Student Loans: The Basics
By Bryn Dunbar
A recent article in The Huffington Post reported that “student loan debt, the largest component of household debt other than mortgages, rose 3.4 percent to $904 billion.” This staggering amount has fueled many concerns about student loans. If you are considering using student loans to pay for college, you need to look beyond the rumors and understand the options that are available.
There are a variety of student loans available such as federal loans, state loans, institutional loans, and private loans. The different types of federal loans are Federal Perkins Loans, Stafford Loans, PLUS Loans, and Consolidation Loans. Federal Perkins Loans are made through participating institutions while Stafford, PLUS, and Consolidation can be obtained from one of two US Department of Education Programs: William D. Ford Federal Direct Loan (Direct Loan) Program or Federal Family Education Loan (FFEL) Program. The amount, interests rates, and qualifications for these loans can vary. The Guide to Federal Student Aid’s websiteprovides facts about federal student loans and includes helpful comparison charts so you can choose the loan that is right for you. The website also has information about federal grants and the Federal Work Study Program.

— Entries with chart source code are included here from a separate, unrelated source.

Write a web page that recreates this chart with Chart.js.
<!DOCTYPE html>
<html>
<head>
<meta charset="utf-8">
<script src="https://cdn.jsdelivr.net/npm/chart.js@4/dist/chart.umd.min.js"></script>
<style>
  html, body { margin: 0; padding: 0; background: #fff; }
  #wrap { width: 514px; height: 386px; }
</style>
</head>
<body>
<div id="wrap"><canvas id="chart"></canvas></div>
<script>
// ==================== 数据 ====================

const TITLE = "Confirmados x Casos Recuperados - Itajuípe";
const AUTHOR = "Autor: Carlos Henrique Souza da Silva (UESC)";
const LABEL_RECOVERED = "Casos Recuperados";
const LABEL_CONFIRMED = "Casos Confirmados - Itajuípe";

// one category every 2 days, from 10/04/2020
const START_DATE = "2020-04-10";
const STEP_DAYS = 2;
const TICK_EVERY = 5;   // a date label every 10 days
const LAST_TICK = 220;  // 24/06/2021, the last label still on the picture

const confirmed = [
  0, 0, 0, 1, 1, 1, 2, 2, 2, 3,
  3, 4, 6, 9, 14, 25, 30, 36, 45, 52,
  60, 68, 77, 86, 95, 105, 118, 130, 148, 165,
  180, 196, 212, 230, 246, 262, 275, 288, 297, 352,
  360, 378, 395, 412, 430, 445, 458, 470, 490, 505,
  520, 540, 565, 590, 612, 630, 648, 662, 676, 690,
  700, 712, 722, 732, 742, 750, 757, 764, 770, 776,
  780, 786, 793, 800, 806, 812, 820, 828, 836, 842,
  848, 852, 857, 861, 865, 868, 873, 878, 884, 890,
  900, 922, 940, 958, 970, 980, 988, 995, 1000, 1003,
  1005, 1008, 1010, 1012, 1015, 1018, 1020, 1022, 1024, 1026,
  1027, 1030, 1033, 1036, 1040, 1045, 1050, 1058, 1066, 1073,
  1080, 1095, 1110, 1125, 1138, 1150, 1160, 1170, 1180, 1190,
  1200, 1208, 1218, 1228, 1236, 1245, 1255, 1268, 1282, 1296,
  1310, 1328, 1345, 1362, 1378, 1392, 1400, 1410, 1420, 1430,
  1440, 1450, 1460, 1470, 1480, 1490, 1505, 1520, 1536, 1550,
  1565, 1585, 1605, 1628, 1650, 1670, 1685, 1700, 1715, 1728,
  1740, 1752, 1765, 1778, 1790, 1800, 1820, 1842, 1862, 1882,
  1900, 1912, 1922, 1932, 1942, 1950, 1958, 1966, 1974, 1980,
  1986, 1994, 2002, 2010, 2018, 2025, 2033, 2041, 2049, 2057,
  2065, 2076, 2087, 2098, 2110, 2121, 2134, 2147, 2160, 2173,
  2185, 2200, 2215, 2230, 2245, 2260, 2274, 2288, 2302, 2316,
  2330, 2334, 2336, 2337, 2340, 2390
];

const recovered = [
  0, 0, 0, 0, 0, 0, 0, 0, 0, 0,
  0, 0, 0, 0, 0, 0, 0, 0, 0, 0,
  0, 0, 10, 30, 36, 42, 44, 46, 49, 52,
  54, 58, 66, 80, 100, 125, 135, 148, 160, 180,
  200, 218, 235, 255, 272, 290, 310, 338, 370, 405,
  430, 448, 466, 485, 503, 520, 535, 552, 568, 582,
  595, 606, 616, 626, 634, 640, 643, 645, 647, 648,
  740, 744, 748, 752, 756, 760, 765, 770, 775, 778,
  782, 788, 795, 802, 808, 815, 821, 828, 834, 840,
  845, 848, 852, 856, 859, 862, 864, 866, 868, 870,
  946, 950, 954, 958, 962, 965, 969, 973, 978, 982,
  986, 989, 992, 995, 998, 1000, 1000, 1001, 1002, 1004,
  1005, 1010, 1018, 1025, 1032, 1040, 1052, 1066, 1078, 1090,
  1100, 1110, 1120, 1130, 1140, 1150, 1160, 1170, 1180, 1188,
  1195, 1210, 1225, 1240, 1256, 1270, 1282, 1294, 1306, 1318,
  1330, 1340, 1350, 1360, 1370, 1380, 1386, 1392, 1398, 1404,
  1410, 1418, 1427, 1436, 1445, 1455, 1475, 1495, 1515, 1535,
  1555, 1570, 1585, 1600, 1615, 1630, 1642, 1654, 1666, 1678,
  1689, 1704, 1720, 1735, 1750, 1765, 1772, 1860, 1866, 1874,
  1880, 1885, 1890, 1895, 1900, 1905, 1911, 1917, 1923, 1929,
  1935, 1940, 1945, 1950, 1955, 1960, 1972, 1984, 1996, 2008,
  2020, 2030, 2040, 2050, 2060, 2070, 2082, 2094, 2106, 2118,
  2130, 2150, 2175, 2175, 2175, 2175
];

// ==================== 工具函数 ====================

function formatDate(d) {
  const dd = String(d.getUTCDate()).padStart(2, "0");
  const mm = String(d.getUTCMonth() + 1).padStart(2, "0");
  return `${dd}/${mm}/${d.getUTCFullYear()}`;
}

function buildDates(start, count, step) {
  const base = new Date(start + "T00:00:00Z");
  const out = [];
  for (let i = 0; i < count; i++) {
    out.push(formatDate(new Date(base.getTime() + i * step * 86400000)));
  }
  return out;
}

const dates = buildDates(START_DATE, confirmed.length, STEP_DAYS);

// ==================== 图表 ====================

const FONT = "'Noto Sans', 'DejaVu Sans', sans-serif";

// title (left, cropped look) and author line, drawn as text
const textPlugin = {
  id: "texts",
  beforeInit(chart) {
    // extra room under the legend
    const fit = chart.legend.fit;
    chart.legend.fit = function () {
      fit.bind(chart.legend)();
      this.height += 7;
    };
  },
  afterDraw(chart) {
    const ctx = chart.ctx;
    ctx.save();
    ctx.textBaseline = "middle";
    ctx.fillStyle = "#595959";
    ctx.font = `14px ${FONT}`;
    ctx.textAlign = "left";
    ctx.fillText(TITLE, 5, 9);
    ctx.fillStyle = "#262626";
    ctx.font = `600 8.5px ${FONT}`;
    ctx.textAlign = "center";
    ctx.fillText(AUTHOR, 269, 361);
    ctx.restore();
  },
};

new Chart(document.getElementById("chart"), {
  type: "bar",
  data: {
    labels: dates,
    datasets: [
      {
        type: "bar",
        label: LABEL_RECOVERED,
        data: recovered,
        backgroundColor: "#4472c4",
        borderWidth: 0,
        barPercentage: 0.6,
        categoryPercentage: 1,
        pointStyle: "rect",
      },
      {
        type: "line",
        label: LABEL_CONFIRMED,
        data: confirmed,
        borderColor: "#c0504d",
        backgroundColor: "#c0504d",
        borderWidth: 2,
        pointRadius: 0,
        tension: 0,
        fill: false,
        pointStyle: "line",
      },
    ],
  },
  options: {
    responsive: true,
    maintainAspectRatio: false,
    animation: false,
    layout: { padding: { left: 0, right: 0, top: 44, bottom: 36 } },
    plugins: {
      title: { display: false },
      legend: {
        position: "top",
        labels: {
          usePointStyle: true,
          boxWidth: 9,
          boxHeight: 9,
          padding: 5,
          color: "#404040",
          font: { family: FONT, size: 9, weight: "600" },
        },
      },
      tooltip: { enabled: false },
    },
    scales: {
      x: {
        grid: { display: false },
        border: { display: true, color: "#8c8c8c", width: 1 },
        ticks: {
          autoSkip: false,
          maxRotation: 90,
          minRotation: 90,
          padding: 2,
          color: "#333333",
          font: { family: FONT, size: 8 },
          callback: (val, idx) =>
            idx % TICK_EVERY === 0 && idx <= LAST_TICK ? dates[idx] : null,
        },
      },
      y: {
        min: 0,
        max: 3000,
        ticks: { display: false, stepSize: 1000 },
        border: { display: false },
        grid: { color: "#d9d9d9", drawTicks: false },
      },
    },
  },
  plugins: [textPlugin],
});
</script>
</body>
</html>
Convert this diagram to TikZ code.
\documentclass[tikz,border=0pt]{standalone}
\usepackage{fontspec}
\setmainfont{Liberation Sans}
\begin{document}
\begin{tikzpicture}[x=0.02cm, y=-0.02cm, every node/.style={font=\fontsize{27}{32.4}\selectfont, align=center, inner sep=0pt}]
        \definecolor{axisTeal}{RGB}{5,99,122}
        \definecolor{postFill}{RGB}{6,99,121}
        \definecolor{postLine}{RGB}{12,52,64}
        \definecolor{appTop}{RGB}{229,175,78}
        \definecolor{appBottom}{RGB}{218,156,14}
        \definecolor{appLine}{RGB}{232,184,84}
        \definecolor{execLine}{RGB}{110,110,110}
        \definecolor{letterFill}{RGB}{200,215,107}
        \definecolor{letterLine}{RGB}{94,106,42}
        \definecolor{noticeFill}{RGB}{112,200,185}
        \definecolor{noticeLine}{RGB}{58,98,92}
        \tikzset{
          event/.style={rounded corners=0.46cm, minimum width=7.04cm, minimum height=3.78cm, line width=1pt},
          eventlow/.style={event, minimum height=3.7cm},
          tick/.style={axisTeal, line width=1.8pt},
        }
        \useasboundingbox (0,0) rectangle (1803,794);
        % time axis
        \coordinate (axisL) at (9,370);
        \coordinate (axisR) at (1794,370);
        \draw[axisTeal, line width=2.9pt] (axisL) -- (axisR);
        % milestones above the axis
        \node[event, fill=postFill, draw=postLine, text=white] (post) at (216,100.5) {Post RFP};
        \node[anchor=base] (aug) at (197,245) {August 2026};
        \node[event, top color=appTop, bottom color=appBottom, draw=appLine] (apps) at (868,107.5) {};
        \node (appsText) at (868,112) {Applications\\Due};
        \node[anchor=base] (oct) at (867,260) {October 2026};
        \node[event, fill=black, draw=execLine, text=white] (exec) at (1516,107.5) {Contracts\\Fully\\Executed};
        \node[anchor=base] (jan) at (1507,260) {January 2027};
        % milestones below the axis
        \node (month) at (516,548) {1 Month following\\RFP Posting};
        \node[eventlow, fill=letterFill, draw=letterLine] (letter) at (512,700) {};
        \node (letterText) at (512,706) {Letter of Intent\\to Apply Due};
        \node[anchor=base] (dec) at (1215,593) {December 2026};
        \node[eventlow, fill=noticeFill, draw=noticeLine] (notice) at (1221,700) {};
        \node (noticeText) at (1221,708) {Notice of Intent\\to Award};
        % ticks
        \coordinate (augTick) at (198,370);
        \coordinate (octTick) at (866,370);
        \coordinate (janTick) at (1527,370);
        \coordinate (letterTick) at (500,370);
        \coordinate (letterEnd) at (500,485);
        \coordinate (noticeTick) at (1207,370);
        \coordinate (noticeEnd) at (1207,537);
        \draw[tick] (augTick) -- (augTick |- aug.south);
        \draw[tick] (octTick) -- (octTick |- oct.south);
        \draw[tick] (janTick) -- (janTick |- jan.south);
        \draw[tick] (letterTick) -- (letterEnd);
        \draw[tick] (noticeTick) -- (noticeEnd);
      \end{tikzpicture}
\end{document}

State loans can be obtained from state funded programs. For example, South Carolina offers the South Carolina Teachers Loan to encourage students who qualify to become teachers. You can find out more information by contacting your state’s office of education.
Institutional loans are loans offered directly by some schools. For example, Loyola Marymount University in Los Angeles, California gives students the option of borrowing from the school at a low interest with a fixed rate. Try going to the website of a specific college or university you are interested in to learn more about the loans that institution offers.
Private lenders like banks also offer student loans, which are based on prime interest rates. These loans are usually competitive so make sure to look at multiple banks to make sure you get the best rate. In addition, banks usually offer low interest rates. Chase, Citibank, Sallie Mae, Wells Fargo, and Bank of American all offer student loans. Remember it is always important to understand all the terms and conditions of a loan before making any sort of commitment.
You can also find more information by reading about common student loan myths. In her blog post for Huffington Post Education, ”5 Myths About Student Debt,” Mary Nguyen, a graduate student at Johns Hopkins, debunks some general myths about the problems of student debt. Citibank features an article “Common Financial Aid Myths” which disproves myths about financial aid eligibility. Finally, an article for Forbes.com by Michelle Asha Copper, “Five Myths about Student Loan Delinquency,” explains what really happens when people cannot pay their loans. All of these articles provide interesting views of common misconceptions about student loans.
When it comes to student loans, it is important to always stick with facts. Research and understand whatever plan you choose. Paying for your education is important.